Problem statement: Make an exact copy of all the material below, apart from the pictures.

........

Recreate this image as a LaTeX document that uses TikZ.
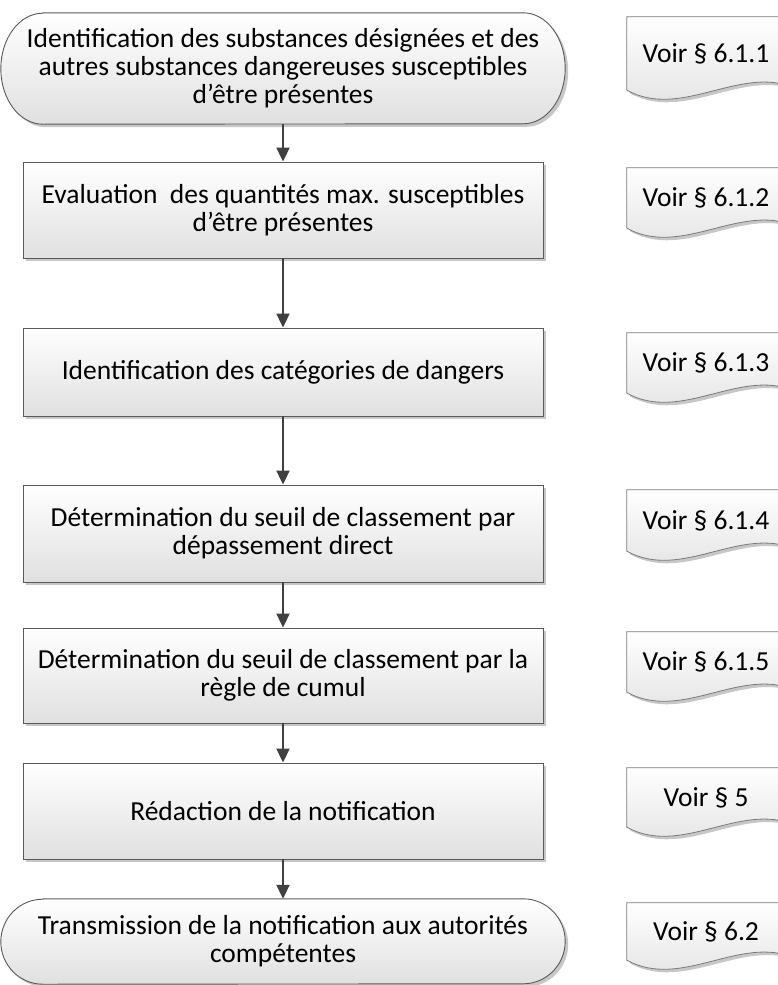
\documentclass[tikz,border=0pt]{standalone}
\usepackage{fontspec}
\setmainfont{Carlito}
\usetikzlibrary{shadows,backgrounds,arrows.meta}
\definecolor{linec}{HTML}{5A5A5A}
\definecolor{arrc}{HTML}{404040}
\definecolor{boxbot}{HTML}{E0E0E0}
\newcommand\mfont{\fontsize{27.5}{28}\selectfont}
\tikzset{
  shad/.style={drop shadow={shadow xshift=3pt, shadow yshift=-3pt, fill=black, opacity=0.22}},
  proc/.style={draw=linec, line width=0.9pt, top color=white, bottom color=boxbot,
    minimum width=520pt, inner sep=0pt, align=center, font=\mfont, shad},
  termtext/.style={minimum width=564pt, inner sep=0pt, align=center, font=\mfont},
  termsty/.style={draw=linec, line width=0.9pt, top color=white, bottom color=boxbot, shad},
  doctext/.style={minimum width=158pt, inner sep=0pt, align=center, font=\mfont},
  docsty/.style={draw=linec!80, line width=0.8pt, top color=white, bottom color=boxbot, shad},
  flow/.style={draw=arrc, line width=2pt, -{Triangle[length=14pt,width=13pt]}},
}
% #1 node name, #2 half height
\newcommand\termshape[2]{%
  \path[termsty] ([xshift=42pt]#1.north west) -- ([xshift=-42pt]#1.north east)
    arc[start angle=90, end angle=-90, x radius=42pt, y radius=#2]
    -- ([xshift=42pt]#1.south west)
    arc[start angle=270, end angle=90, x radius=42pt, y radius=#2] -- cycle;}
\newcommand\docshape[1]{%
  \path[docsty] (#1.north west) -- ([xshift=10pt]#1.north east) -- ([xshift=10pt,yshift=2pt]#1.south east)
    .. controls ([xshift=-45pt,yshift=26pt]#1.south east) and ([xshift=55pt,yshift=-30pt]#1.south west)
    .. (#1.south west) -- cycle;}
\begin{document}
\begin{tikzpicture}[x=1pt,y=-1pt]
\useasboundingbox (0,0) rectangle (777,985);
\clip (0,0) rectangle (777,985);

% main flow
\node[termtext, minimum height=111pt] (b1) at (283,68.5)
  {Identification des substances désignées et des\\autres substances dangereuses susceptibles\\d’être présentes};
\node[proc, minimum height=96pt] (b2) at (283,210)
  {Evaluation\ \ des quantités max. susceptibles\\d’être présentes};
\node[proc, minimum height=88pt] (b3) at (283,372)
  {Identification des catégories de dangers};
\node[proc, minimum height=97pt] (b4) at (283,533.5)
  {Détermination du seuil de classement par\\dépassement direct};
\node[proc, minimum height=95pt] (b5) at (283,675.5)
  {Détermination du seuil de classement par la\\règle de cumul};
\node[proc, minimum height=96pt] (b6) at (283,811)
  {Rédaction de la notification};
\node[termtext, minimum height=85pt] (b7) at (283,941.5)
  {Transmission de la notification aux autorités\\compétentes};

% references
\node[doctext, minimum height=73pt] (d1) at (706,53.5) {Voir § 6.1.1};
\node[doctext, minimum height=60pt] (d2) at (706,198) {Voir § 6.1.2};
\node[doctext, minimum height=60pt] (d3) at (706,363) {Voir § 6.1.3};
\node[doctext, minimum height=61pt] (d4) at (706,520.5) {Voir § 6.1.4};
\node[doctext, minimum height=60pt] (d5) at (706,662) {Voir § 6.1.5};
\node[doctext, minimum height=59pt] (d6) at (706,797.5) {Voir § 5};
\node[doctext, minimum height=57pt] (d7) at (706,931.5) {Voir § 6.2};

\begin{scope}[on background layer]
  \termshape{b1}{55.5pt}
  \termshape{b7}{42.5pt}
  \docshape{d1}\docshape{d2}\docshape{d3}\docshape{d4}\docshape{d5}\docshape{d6}\docshape{d7}
\end{scope}

\draw[flow] (b1) -- (b2);
\draw[flow] (b2) -- (b3);
\draw[flow] (b3) -- (b4);
\draw[flow] (b4) -- (b5);
\draw[flow] (b5) -- (b6);
\draw[flow] (b6) -- (b7);
\end{tikzpicture}
\end{document}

........

Solution to this exercise:
Recreate this image as a LaTeX document that uses TikZ.
\documentclass[tikz,border=0pt]{standalone}
\usepackage{fontspec}
\setmainfont{Carlito}
\usetikzlibrary{shadows,backgrounds,arrows.meta}
\definecolor{linec}{HTML}{5A5A5A}
\definecolor{arrc}{HTML}{404040}
\definecolor{boxbot}{HTML}{E0E0E0}
\newcommand\mfont{\fontsize{27.5}{28}\selectfont}
\tikzset{
  shad/.style={drop shadow={shadow xshift=3pt, shadow yshift=-3pt, fill=black, opacity=0.22}},
  proc/.style={draw=linec, line width=0.9pt, top color=white, bottom color=boxbot,
    minimum width=520pt, inner sep=0pt, align=center, font=\mfont, shad},
  termtext/.style={minimum width=564pt, inner sep=0pt, align=center, font=\mfont},
  termsty/.style={draw=linec, line width=0.9pt, top color=white, bottom color=boxbot, shad},
  doctext/.style={minimum width=158pt, inner sep=0pt, align=center, font=\mfont},
  docsty/.style={draw=linec!80, line width=0.8pt, top color=white, bottom color=boxbot, shad},
  flow/.style={draw=arrc, line width=2pt, -{Triangle[length=14pt,width=13pt]}},
}
% #1 node name, #2 half height
\newcommand\termshape[2]{%
  \path[termsty] ([xshift=42pt]#1.north west) -- ([xshift=-42pt]#1.north east)
    arc[start angle=90, end angle=-90, x radius=42pt, y radius=#2]
    -- ([xshift=42pt]#1.south west)
    arc[start angle=270, end angle=90, x radius=42pt, y radius=#2] -- cycle;}
\newcommand\docshape[1]{%
  \path[docsty] (#1.north west) -- ([xshift=10pt]#1.north east) -- ([xshift=10pt,yshift=2pt]#1.south east)
    .. controls ([xshift=-45pt,yshift=26pt]#1.south east) and ([xshift=55pt,yshift=-30pt]#1.south west)
    .. (#1.south west) -- cycle;}
\begin{document}
\begin{tikzpicture}[x=1pt,y=-1pt]
\useasboundingbox (0,0) rectangle (777,985);
\clip (0,0) rectangle (777,985);

% main flow
\node[termtext, minimum height=111pt] (b1) at (283,68.5)
  {Identification des substances désignées et des\\autres substances dangereuses susceptibles\\d’être présentes};
\node[proc, minimum height=96pt] (b2) at (283,210)
  {Evaluation\ \ des quantités max. susceptibles\\d’être présentes};
\node[proc, minimum height=88pt] (b3) at (283,372)
  {Identification des catégories de dangers};
\node[proc, minimum height=97pt] (b4) at (283,533.5)
  {Détermination du seuil de classement par\\dépassement direct};
\node[proc, minimum height=95pt] (b5) at (283,675.5)
  {Détermination du seuil de classement par la\\règle de cumul};
\node[proc, minimum height=96pt] (b6) at (283,811)
  {Rédaction de la notification};
\node[termtext, minimum height=85pt] (b7) at (283,941.5)
  {Transmission de la notification aux autorités\\compétentes};

% references
\node[doctext, minimum height=73pt] (d1) at (706,53.5) {Voir § 6.1.1};
\node[doctext, minimum height=60pt] (d2) at (706,198) {Voir § 6.1.2};
\node[doctext, minimum height=60pt] (d3) at (706,363) {Voir § 6.1.3};
\node[doctext, minimum height=61pt] (d4) at (706,520.5) {Voir § 6.1.4};
\node[doctext, minimum height=60pt] (d5) at (706,662) {Voir § 6.1.5};
\node[doctext, minimum height=59pt] (d6) at (706,797.5) {Voir § 5};
\node[doctext, minimum height=57pt] (d7) at (706,931.5) {Voir § 6.2};

\begin{scope}[on background layer]
  \termshape{b1}{55.5pt}
  \termshape{b7}{42.5pt}
  \docshape{d1}\docshape{d2}\docshape{d3}\docshape{d4}\docshape{d5}\docshape{d6}\docshape{d7}
\end{scope}

\draw[flow] (b1) -- (b2);
\draw[flow] (b2) -- (b3);
\draw[flow] (b3) -- (b4);
\draw[flow] (b4) -- (b5);
\draw[flow] (b5) -- (b6);
\draw[flow] (b6) -- (b7);
\end{tikzpicture}
\end{document}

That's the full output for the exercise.